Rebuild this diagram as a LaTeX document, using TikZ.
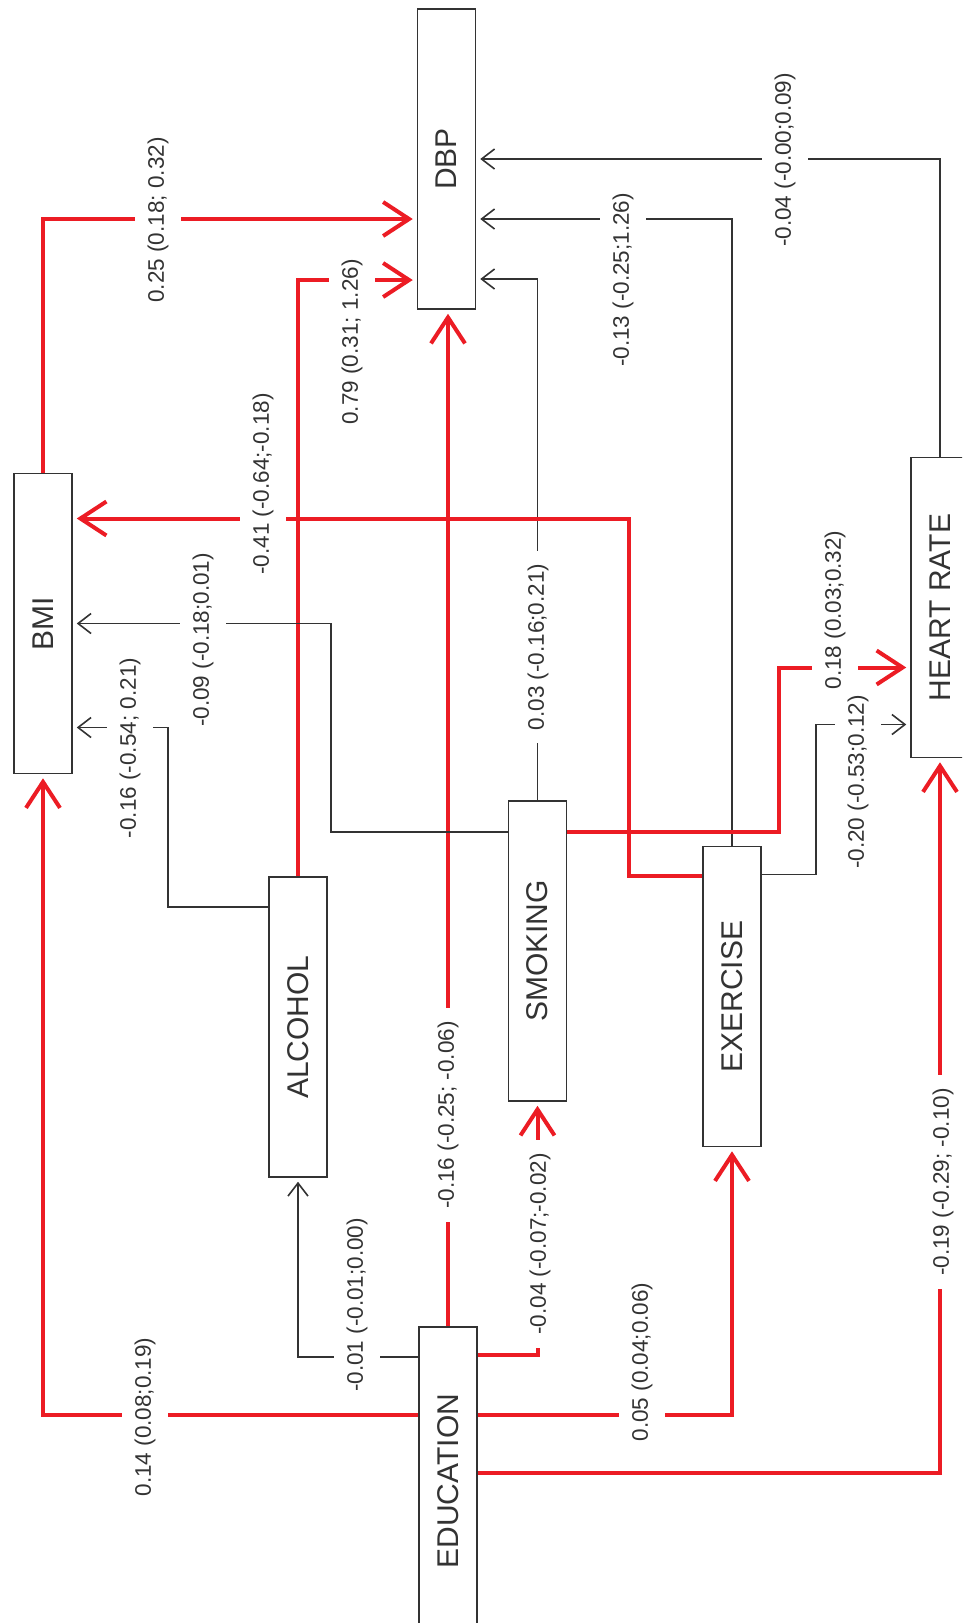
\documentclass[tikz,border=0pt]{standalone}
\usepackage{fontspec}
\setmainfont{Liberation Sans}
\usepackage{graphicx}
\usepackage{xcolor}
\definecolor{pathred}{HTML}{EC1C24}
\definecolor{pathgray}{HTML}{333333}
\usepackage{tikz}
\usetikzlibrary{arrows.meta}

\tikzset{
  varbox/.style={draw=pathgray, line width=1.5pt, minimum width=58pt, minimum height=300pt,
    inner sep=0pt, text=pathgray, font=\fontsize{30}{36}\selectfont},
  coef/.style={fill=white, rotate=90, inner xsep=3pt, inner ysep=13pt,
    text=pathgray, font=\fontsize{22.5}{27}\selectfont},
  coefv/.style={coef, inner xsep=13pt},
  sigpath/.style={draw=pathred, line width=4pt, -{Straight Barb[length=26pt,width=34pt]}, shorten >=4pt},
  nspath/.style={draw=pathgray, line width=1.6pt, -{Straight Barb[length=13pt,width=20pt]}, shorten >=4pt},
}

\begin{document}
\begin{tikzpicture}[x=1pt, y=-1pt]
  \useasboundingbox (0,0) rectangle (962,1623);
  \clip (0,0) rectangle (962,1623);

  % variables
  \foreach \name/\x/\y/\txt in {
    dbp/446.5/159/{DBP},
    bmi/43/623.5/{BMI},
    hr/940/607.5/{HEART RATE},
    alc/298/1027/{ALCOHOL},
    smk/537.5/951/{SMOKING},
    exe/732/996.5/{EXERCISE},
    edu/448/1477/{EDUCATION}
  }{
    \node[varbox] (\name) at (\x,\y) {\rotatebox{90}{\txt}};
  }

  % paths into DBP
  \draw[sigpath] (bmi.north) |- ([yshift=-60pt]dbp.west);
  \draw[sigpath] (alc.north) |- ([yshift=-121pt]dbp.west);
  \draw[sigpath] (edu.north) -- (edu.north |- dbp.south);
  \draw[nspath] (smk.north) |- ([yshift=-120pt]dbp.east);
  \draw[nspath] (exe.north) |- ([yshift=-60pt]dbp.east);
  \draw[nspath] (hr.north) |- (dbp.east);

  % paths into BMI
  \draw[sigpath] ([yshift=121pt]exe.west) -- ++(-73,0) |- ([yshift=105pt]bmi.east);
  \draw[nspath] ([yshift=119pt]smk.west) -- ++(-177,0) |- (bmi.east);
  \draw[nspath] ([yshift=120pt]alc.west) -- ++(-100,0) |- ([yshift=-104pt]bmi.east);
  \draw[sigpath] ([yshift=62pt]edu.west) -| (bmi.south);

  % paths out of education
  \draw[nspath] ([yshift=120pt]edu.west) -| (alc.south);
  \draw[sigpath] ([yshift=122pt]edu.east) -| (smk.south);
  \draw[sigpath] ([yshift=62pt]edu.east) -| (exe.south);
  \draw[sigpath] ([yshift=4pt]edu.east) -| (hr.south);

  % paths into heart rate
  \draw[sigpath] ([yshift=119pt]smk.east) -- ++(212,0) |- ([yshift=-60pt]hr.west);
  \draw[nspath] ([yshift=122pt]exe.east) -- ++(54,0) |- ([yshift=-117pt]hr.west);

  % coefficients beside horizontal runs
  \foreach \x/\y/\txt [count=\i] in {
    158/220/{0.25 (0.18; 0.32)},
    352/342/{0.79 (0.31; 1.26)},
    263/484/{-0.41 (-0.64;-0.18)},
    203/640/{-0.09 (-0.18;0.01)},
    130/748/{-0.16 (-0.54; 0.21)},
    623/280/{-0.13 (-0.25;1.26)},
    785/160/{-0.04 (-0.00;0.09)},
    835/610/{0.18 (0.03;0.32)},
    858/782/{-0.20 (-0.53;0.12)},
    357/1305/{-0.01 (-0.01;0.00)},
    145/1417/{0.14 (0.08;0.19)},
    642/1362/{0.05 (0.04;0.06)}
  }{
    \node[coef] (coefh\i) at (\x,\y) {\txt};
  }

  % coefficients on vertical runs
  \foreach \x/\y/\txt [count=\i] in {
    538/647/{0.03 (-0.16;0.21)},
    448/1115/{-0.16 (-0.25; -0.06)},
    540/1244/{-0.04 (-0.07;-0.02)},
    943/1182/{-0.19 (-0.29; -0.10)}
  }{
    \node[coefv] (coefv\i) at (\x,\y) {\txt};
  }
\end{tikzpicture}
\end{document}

★ ★ ★ ★ ★

• REQUIRED TASK: Write out an exact copy of the listing, first line through the line containing "(hr.north) |- (dbp.east);", with the pictures left out.

• TASK RESPONSE:
Rebuild this diagram as a LaTeX document, using TikZ.
\documentclass[tikz,border=0pt]{standalone}
\usepackage{fontspec}
\setmainfont{Liberation Sans}
\usepackage{graphicx}
\usepackage{xcolor}
\definecolor{pathred}{HTML}{EC1C24}
\definecolor{pathgray}{HTML}{333333}
\usepackage{tikz}
\usetikzlibrary{arrows.meta}

\tikzset{
  varbox/.style={draw=pathgray, line width=1.5pt, minimum width=58pt, minimum height=300pt,
    inner sep=0pt, text=pathgray, font=\fontsize{30}{36}\selectfont},
  coef/.style={fill=white, rotate=90, inner xsep=3pt, inner ysep=13pt,
    text=pathgray, font=\fontsize{22.5}{27}\selectfont},
  coefv/.style={coef, inner xsep=13pt},
  sigpath/.style={draw=pathred, line width=4pt, -{Straight Barb[length=26pt,width=34pt]}, shorten >=4pt},
  nspath/.style={draw=pathgray, line width=1.6pt, -{Straight Barb[length=13pt,width=20pt]}, shorten >=4pt},
}

\begin{document}
\begin{tikzpicture}[x=1pt, y=-1pt]
  \useasboundingbox (0,0) rectangle (962,1623);
  \clip (0,0) rectangle (962,1623);

  % variables
  \foreach \name/\x/\y/\txt in {
    dbp/446.5/159/{DBP},
    bmi/43/623.5/{BMI},
    hr/940/607.5/{HEART RATE},
    alc/298/1027/{ALCOHOL},
    smk/537.5/951/{SMOKING},
    exe/732/996.5/{EXERCISE},
    edu/448/1477/{EDUCATION}
  }{
    \node[varbox] (\name) at (\x,\y) {\rotatebox{90}{\txt}};
  }

  % paths into DBP
  \draw[sigpath] (bmi.north) |- ([yshift=-60pt]dbp.west);
  \draw[sigpath] (alc.north) |- ([yshift=-121pt]dbp.west);
  \draw[sigpath] (edu.north) -- (edu.north |- dbp.south);
  \draw[nspath] (smk.north) |- ([yshift=-120pt]dbp.east);
  \draw[nspath] (exe.north) |- ([yshift=-60pt]dbp.east);
  \draw[nspath] (hr.north) |- (dbp.east);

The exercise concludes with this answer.